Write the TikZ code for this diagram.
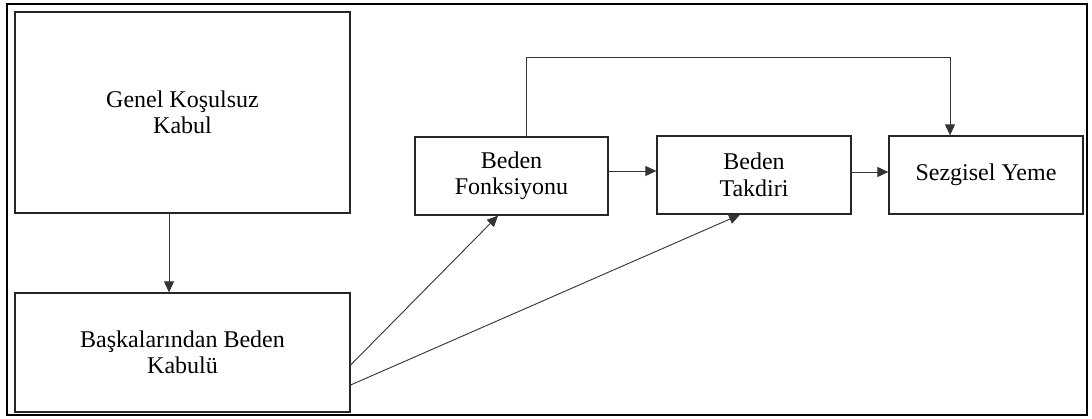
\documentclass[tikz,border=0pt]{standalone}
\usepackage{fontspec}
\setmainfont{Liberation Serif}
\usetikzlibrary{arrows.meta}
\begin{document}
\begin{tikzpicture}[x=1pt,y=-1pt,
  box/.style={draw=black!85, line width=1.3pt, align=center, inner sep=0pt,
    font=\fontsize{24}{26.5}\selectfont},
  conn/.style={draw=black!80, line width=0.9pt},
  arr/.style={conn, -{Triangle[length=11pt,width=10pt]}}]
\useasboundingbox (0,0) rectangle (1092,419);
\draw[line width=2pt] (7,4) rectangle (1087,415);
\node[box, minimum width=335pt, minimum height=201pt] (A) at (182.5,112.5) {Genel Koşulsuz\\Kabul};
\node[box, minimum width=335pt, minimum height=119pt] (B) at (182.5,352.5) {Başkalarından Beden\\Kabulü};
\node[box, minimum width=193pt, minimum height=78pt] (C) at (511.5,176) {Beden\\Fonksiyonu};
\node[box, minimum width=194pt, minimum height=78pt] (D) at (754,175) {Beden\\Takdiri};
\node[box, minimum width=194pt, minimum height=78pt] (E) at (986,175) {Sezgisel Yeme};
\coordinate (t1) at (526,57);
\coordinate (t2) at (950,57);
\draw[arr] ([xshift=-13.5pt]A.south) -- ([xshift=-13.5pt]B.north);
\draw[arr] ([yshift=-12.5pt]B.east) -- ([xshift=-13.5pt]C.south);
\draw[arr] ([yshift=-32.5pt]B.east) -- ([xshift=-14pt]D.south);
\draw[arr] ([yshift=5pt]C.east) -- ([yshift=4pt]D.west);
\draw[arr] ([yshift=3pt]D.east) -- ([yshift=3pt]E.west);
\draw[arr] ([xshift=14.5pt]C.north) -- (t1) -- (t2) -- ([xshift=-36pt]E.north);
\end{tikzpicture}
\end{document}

========================================

> [What to do] Please write out all the data again word for word, but not the pictures.

> [Written answer]
Write the TikZ code for this diagram.
\documentclass[tikz,border=0pt]{standalone}
\usepackage{fontspec}
\setmainfont{Liberation Serif}
\usetikzlibrary{arrows.meta}
\begin{document}
\begin{tikzpicture}[x=1pt,y=-1pt,
  box/.style={draw=black!85, line width=1.3pt, align=center, inner sep=0pt,
    font=\fontsize{24}{26.5}\selectfont},
  conn/.style={draw=black!80, line width=0.9pt},
  arr/.style={conn, -{Triangle[length=11pt,width=10pt]}}]
\useasboundingbox (0,0) rectangle (1092,419);
\draw[line width=2pt] (7,4) rectangle (1087,415);
\node[box, minimum width=335pt, minimum height=201pt] (A) at (182.5,112.5) {Genel Koşulsuz\\Kabul};
\node[box, minimum width=335pt, minimum height=119pt] (B) at (182.5,352.5) {Başkalarından Beden\\Kabulü};
\node[box, minimum width=193pt, minimum height=78pt] (C) at (511.5,176) {Beden\\Fonksiyonu};
\node[box, minimum width=194pt, minimum height=78pt] (D) at (754,175) {Beden\\Takdiri};
\node[box, minimum width=194pt, minimum height=78pt] (E) at (986,175) {Sezgisel Yeme};
\coordinate (t1) at (526,57);
\coordinate (t2) at (950,57);
\draw[arr] ([xshift=-13.5pt]A.south) -- ([xshift=-13.5pt]B.north);
\draw[arr] ([yshift=-12.5pt]B.east) -- ([xshift=-13.5pt]C.south);
\draw[arr] ([yshift=-32.5pt]B.east) -- ([xshift=-14pt]D.south);
\draw[arr] ([yshift=5pt]C.east) -- ([yshift=4pt]D.west);
\draw[arr] ([yshift=3pt]D.east) -- ([yshift=3pt]E.west);
\draw[arr] ([xshift=14.5pt]C.north) -- (t1) -- (t2) -- ([xshift=-36pt]E.north);
\end{tikzpicture}
\end{document}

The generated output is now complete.